The obscene sums of money being lavished on football teams and players by Arabs and Russians have upset much of the press, and make this small-town club supporter despair. But maybe we should be looking at this as ‘The Great Football Swindle’, whereby millions are being brought into the game that would otherwise be thrown at yachts the size of small islands and on building unsustainable ski slopes in the desert.
When it comes to housing, though, the credit crunch seems to worry everyone – yet it shouldn’t. Perhaps.
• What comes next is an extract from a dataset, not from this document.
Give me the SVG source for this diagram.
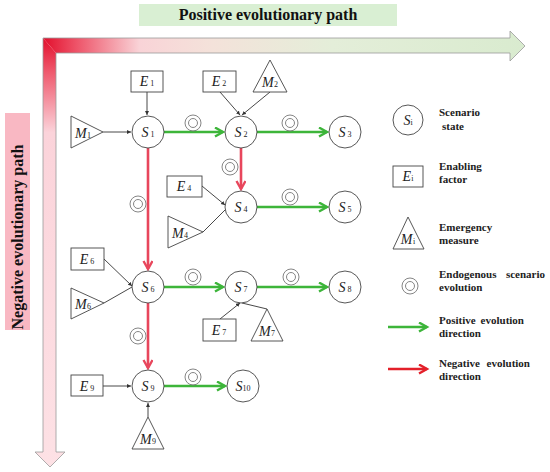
<svg xmlns="http://www.w3.org/2000/svg" width="550" height="472" viewBox="0 0 550 472">
<style>
.nd{fill:#fff;stroke:#444;stroke-width:0.9}
.lb{font-family:"Liberation Serif",serif;font-size:14px;fill:#222}
.it{font-style:italic}
.sb{font-size:8px;font-style:normal}
.thin{stroke:#333;stroke-width:0.9;fill:none}
.gr{stroke:#3db53a;stroke-width:2.6;fill:none}
.rd{stroke:#e8465c;stroke-width:2.6;fill:none}
.en{fill:none;stroke:#777;stroke-width:0.9}
.lg{font-family:"Liberation Serif",serif;font-size:11px;font-weight:bold;fill:#222}
.ttl{font-family:"Liberation Serif",serif;font-size:16px;font-weight:bold;fill:#111}
</style>
<defs>
<linearGradient id="gh" gradientUnits="userSpaceOnUse" x1="43" y1="0" x2="525" y2="0">
<stop offset="0" stop-color="#e20f2c"/>
<stop offset="0.07" stop-color="#ee5469"/>
<stop offset="0.2" stop-color="#f9d3d7"/>
<stop offset="0.35" stop-color="#f4e2da"/>
<stop offset="0.6" stop-color="#e4eed9"/>
<stop offset="1" stop-color="#d9ebcf"/>
</linearGradient>
<linearGradient id="gv" gradientUnits="userSpaceOnUse" x1="0" y1="38" x2="0" y2="467">
<stop offset="0" stop-color="#e20f2c"/>
<stop offset="0.08" stop-color="#ef5a6e"/>
<stop offset="0.22" stop-color="#fbd3da"/>
<stop offset="1" stop-color="#fde1e5"/>
</linearGradient>
<marker id="ag" markerUnits="userSpaceOnUse" markerWidth="12" markerHeight="12" refX="9" refY="5" orient="auto">
<path d="M1,0.5 L9,5 L1,9.5" fill="none" stroke="#3db53a" stroke-width="2.4"/>
</marker>
<marker id="ar" markerUnits="userSpaceOnUse" markerWidth="12" markerHeight="12" refX="9" refY="5" orient="auto">
<path d="M1,0.5 L9,5 L1,9.5" fill="none" stroke="#e8465c" stroke-width="2.4"/>
</marker>
<marker id="arl" markerUnits="userSpaceOnUse" markerWidth="12" markerHeight="12" refX="9" refY="5" orient="auto">
<path d="M1,0.5 L9,5 L1,9.5" fill="none" stroke="#e3202a" stroke-width="2.4"/>
</marker>
<marker id="ab" markerUnits="userSpaceOnUse" markerWidth="5" markerHeight="5" refX="4" refY="2" orient="auto">
<path d="M0,0 L4,2 L0,4 Z" fill="#333"/>
</marker>
</defs>

<!-- titles -->
<rect x="139" y="4" width="258" height="22" fill="#d9efd3"/>
<text class="ttl" x="268" y="20" text-anchor="middle">Positive evolutionary path</text>
<rect x="5" y="113" width="25" height="217" fill="#f9b8c3"/>
<text class="ttl" transform="translate(23,237) rotate(-90)" text-anchor="middle">Negative evolutionary path</text>

<!-- big L arrow -->
<g id="axes">
<polygon points="43,38 510,38 510,31 525,46 510,61 510,53 56,53" fill="url(#gh)"/>
<polygon points="43,38 56,53 56,452 65,452 50,467 35,452 43,452" fill="url(#gv)"/>
<path d="M43,38 L510,38 L510,31 L525,46 L510,61 L510,53 L56,53 L56,452 L65,452 L50,467 L35,452 L43,452 Z" fill="none" stroke="#9a9a9a" stroke-width="0.8"/>
</g>

<!-- connectors -->
<g id="connectors">
<line class="thin" x1="103" y1="132" x2="131" y2="132" marker-end="url(#ab)"/>
<line class="thin" x1="147" y1="92" x2="147" y2="115" marker-end="url(#ab)"/>
<line class="thin" x1="220" y1="92" x2="240" y2="115" marker-end="url(#ab)"/>
<line class="thin" x1="270" y1="92" x2="242" y2="115" marker-end="url(#ab)"/>
<line class="thin" x1="202" y1="186" x2="225" y2="205" marker-end="url(#ab)"/>
<line class="thin" x1="203" y1="232" x2="226" y2="209"/>
<line class="thin" x1="104" y1="259" x2="132" y2="286" marker-end="url(#ab)"/>
<line class="thin" x1="104" y1="303" x2="132" y2="287"/>
<line class="thin" x1="220" y1="319" x2="240" y2="303" marker-end="url(#ab)"/>
<line class="thin" x1="267" y1="309" x2="242" y2="303"/>
<line class="thin" x1="103" y1="386" x2="131" y2="386" marker-end="url(#ab)"/>
<line class="thin" x1="148" y1="417" x2="148" y2="403" marker-end="url(#ab)"/>

<line class="gr" x1="164" y1="132" x2="223" y2="132" marker-end="url(#ag)"/>
<line class="gr" x1="257" y1="132" x2="327" y2="132" marker-end="url(#ag)"/>
<line class="gr" x1="257" y1="207" x2="327" y2="207" marker-end="url(#ag)"/>
<line class="gr" x1="164" y1="287" x2="223" y2="287" marker-end="url(#ag)"/>
<line class="gr" x1="257" y1="287" x2="327" y2="287" marker-end="url(#ag)"/>
<line class="gr" x1="164" y1="386" x2="225" y2="386" marker-end="url(#ag)"/>

<line class="rd" x1="148" y1="148" x2="148" y2="269" marker-end="url(#ar)"/>
<line class="rd" x1="241" y1="148" x2="241" y2="189" marker-end="url(#ar)"/>
<line class="rd" x1="148" y1="303" x2="148" y2="368" marker-end="url(#ar)"/>
</g>

<!-- endogenous evolution markers -->
<g id="endogenous">
<circle class="en" cx="193" cy="123" r="8"/><circle class="en" cx="193" cy="123" r="4.5"/>
<circle class="en" cx="290" cy="123" r="8"/><circle class="en" cx="290" cy="123" r="4.5"/>
<circle class="en" cx="230" cy="167" r="8"/><circle class="en" cx="230" cy="167" r="4.5"/>
<circle class="en" cx="290" cy="197" r="8"/><circle class="en" cx="290" cy="197" r="4.5"/>
<circle class="en" cx="138" cy="204" r="8"/><circle class="en" cx="138" cy="204" r="4.5"/>
<circle class="en" cx="193" cy="277" r="8"/><circle class="en" cx="193" cy="277" r="4.5"/>
<circle class="en" cx="291" cy="277" r="8"/><circle class="en" cx="291" cy="277" r="4.5"/>
<circle class="en" cx="138" cy="336" r="8"/><circle class="en" cx="138" cy="336" r="4.5"/>
<circle class="en" cx="193" cy="377" r="8"/><circle class="en" cx="193" cy="377" r="4.5"/>
</g>

<!-- scenario nodes -->
<g id="S1"><circle class="nd" cx="148" cy="132" r="16"/><text class="lb" x="148" y="137" text-anchor="middle"><tspan class="it">S</tspan><tspan class="sb"> 1</tspan></text></g>
<g id="S2"><circle class="nd" cx="241" cy="132" r="16"/><text class="lb" x="241" y="137" text-anchor="middle"><tspan class="it">S</tspan><tspan class="sb"> 2</tspan></text></g>
<g id="S3"><circle class="nd" cx="345" cy="132" r="16"/><text class="lb" x="345" y="137" text-anchor="middle"><tspan class="it">S</tspan><tspan class="sb"> 3</tspan></text></g>
<g id="S4"><circle class="nd" cx="241" cy="207" r="16"/><text class="lb" x="241" y="212" text-anchor="middle"><tspan class="it">S</tspan><tspan class="sb"> 4</tspan></text></g>
<g id="S5"><circle class="nd" cx="345" cy="207" r="16"/><text class="lb" x="345" y="212" text-anchor="middle"><tspan class="it">S</tspan><tspan class="sb"> 5</tspan></text></g>
<g id="S6"><circle class="nd" cx="148" cy="287" r="16"/><text class="lb" x="148" y="292" text-anchor="middle"><tspan class="it">S</tspan><tspan class="sb"> 6</tspan></text></g>
<g id="S7"><circle class="nd" cx="241" cy="287" r="16"/><text class="lb" x="241" y="292" text-anchor="middle"><tspan class="it">S</tspan><tspan class="sb"> 7</tspan></text></g>
<g id="S8"><circle class="nd" cx="345" cy="287" r="16"/><text class="lb" x="345" y="292" text-anchor="middle"><tspan class="it">S</tspan><tspan class="sb"> 8</tspan></text></g>
<g id="S9"><circle class="nd" cx="148" cy="386" r="16"/><text class="lb" x="148" y="391" text-anchor="middle"><tspan class="it">S</tspan><tspan class="sb"> 9</tspan></text></g>
<g id="S10"><circle class="nd" cx="243" cy="386" r="16"/><text class="lb" x="243" y="391" text-anchor="middle"><tspan class="it">S</tspan><tspan class="sb">10</tspan></text></g>

<!-- enabling factors -->
<g id="E1"><rect class="nd" x="131" y="71" width="32" height="21"/><text class="lb" x="147" y="86" text-anchor="middle"><tspan class="it">E</tspan><tspan class="sb"> 1</tspan></text></g>
<g id="E2"><rect class="nd" x="203" y="71" width="33" height="21"/><text class="lb" x="219" y="86" text-anchor="middle"><tspan class="it">E</tspan><tspan class="sb"> 2</tspan></text></g>
<g id="E4"><rect class="nd" x="167" y="176" width="35" height="21"/><text class="lb" x="184" y="191" text-anchor="middle"><tspan class="it">E</tspan><tspan class="sb"> 4</tspan></text></g>
<g id="E6"><rect class="nd" x="71" y="248" width="33" height="22"/><text class="lb" x="87" y="264" text-anchor="middle"><tspan class="it">E</tspan><tspan class="sb"> 6</tspan></text></g>
<g id="E7"><rect class="nd" x="203" y="319" width="33" height="22"/><text class="lb" x="219" y="335" text-anchor="middle"><tspan class="it">E</tspan><tspan class="sb"> 7</tspan></text></g>
<g id="E9"><rect class="nd" x="71" y="375" width="32" height="21"/><text class="lb" x="87" y="391" text-anchor="middle"><tspan class="it">E</tspan><tspan class="sb"> 9</tspan></text></g>

<!-- emergency measures -->
<g id="M1"><polygon class="nd" points="71,116 71,148 103,132"/><text class="lb" x="83" y="138" text-anchor="middle"><tspan class="it">M</tspan><tspan class="sb" dx="0.5">1</tspan></text></g>
<g id="M2"><polygon class="nd" points="270,60 253,92 287,92"/><text class="lb" x="270" y="87" text-anchor="middle"><tspan class="it">M</tspan><tspan class="sb" dx="0.5">2</tspan></text></g>
<g id="M4"><polygon class="nd" points="168,216 168,248 203,232"/><text class="lb" x="180" y="238" text-anchor="middle"><tspan class="it">M</tspan><tspan class="sb" dx="0.5">4</tspan></text></g>
<g id="M6"><polygon class="nd" points="71,288 71,319 104,303"/><text class="lb" x="83" y="309" text-anchor="middle"><tspan class="it">M</tspan><tspan class="sb" dx="0.5">6</tspan></text></g>
<g id="M7"><polygon class="nd" points="267,309 251,341 283,341"/><text class="lb" x="267" y="336" text-anchor="middle"><tspan class="it">M</tspan><tspan class="sb" dx="0.5">7</tspan></text></g>
<g id="M9"><polygon class="nd" points="148,417 132,449 164,449"/><text class="lb" x="148" y="444" text-anchor="middle"><tspan class="it">M</tspan><tspan class="sb" dx="0.5">9</tspan></text></g>

<!-- legend -->
<g id="legend">
<circle class="nd" cx="408" cy="120" r="15"/>
<text class="lb" x="408" y="125" text-anchor="middle"><tspan class="it">S</tspan><tspan class="sb">i</tspan></text>
<text class="lg" x="439" y="116">Scenario</text>
<text class="lg" x="442" y="130">state</text>

<rect class="nd" x="393" y="166" width="30" height="21"/>
<text class="lb" x="408" y="181" text-anchor="middle"><tspan class="it">E</tspan><tspan class="sb it">i</tspan></text>
<text class="lg" x="439" y="170">Enabling</text>
<text class="lg" x="439" y="183">factor</text>

<polygon class="nd" points="408,217 393,249 424,249"/>
<text class="lb" x="408" y="244" text-anchor="middle"><tspan class="it">M</tspan><tspan class="sb it" dx="0.5">i</tspan></text>
<text class="lg" x="439" y="231">Emergency</text>
<text class="lg" x="439" y="244">measure</text>

<circle class="en" cx="410" cy="286" r="8"/><circle class="en" cx="410" cy="286" r="4.5"/>
<text class="lg" x="439" y="278">Endogenous</text>
<text class="lg" x="545" y="278" text-anchor="end">scenario</text>
<text class="lg" x="439" y="291">evolution</text>

<line class="gr" x1="388" y1="327" x2="427" y2="327" marker-end="url(#ag)"/>
<text class="lg" x="439" y="324">Positive</text>
<text class="lg" x="524" y="324" text-anchor="end">evolution</text>
<text class="lg" x="439" y="337">direction</text>

<line x1="388" y1="369" x2="427" y2="369" stroke="#e3202a" stroke-width="2.6" marker-end="url(#arl)"/>
<text class="lg" x="439" y="367">Negative</text>
<text class="lg" x="530" y="367" text-anchor="end">evolution</text>
<text class="lg" x="439" y="380">direction</text>
</g>
</svg>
I was booked to give a presentation at a business conference recently and arrived a bit early. The place was full of young, mainly male business middle management. A dozen or so of them saw me sat in Reception, catching up on emails, and came up to me. Most of them, knowing of my involvement in the housing industry, wanted to probe me for my thoughts on the housing value falls. They all had ‘invested’ in multiple buy-to-let properties in new-build apartment blocks. You know, those cramped shoeboxes that developers have been throwing up, and overstretched, underskilled planning authorities have been allowing, to sate the demand of a greedy investment market. There was visible horror on their faces when I said that I expected their ‘investments’ to devalue further, with no sign of any recovery back to previous levels for many a year. With much relish I advised them to prepare to live in negative equity. If you’re going to gamble then be prepared to lose, and gambling on new-build flats doesn’t just hurt the investor, it has seriously affected Britain’s housing stock. I also have no sympathy for the large housebuilders who have been happily throwing up characterless, cramped apartment blocks in the knowledge that 50% of mortgages were being taken out by ‘buy to let’ or, worse still, ‘buy to leave empty’ investors. It has become a numbers game, a licence to print money for housebuilders, who have been able to brush the concepts of ‘home’, ‘liveability’ and ‘placemaking’ aside because most people were not making homes, or living in the places they were buying. As the investor market has dried up – and surely with so many investors in negative equity, it won’t come back any time soon – the housebuilders’ fortunes have gone into freefall, and some big names will go to the wall.
In an effort to shore up the market, the Government are making noises that RSLs (registered social landlords) could possibly, with government money, buy up all those units that the housebuilders can’t sell. The result being help for the housebuilding industry’s crippling cash-flow problems, and making the units available to the needy in the rental market or the emerging shared-equity market. It’s a very sensible and laudable idea, and one that could start to help with the redistribution of property wealth. This would be all well and good if the flats available to buy from the housebuilders were fit for living in. But most are not: they are cramped, lacking in public space and suitable only for dormitory accommodation, not community- or family-oriented at all. The more enlightened RSLs are thus turning the Government’s offer down.
Over the past few years, I have been describing these ‘buy to let’ apartment blocks as ‘slums of the future’. But they are about to become the ‘slums of today’. There may be a silver lining, though. The big housebuilders who have contributed to this mess are in such a pickle themselves that when the finance industry sorts itself out and mortgages become more readily available, they will almost certainly not be in a position to respond. We must hope and fight for communities being delivered by communities. Great new places like Vauban, in Freiburg, Germany have been delivered by a combination of community-build and small developers rooted in their communities. This system results in more care being taken. I was born and bred in Lancashire, and a saying that sums this up is ‘you don’t shit on your own doorstep’.
Maybe, just maybe we are about to see the future of our communities, our places, our homes finding its way into our own hands. Maybe the seismic shock that is going through the housebuilding industry will result, initially at least, in a redistribution of responsibility, a rethinking of what constitutes good placemaking. Ultimately a redistribution of wellbeing and wealth will be the outcome.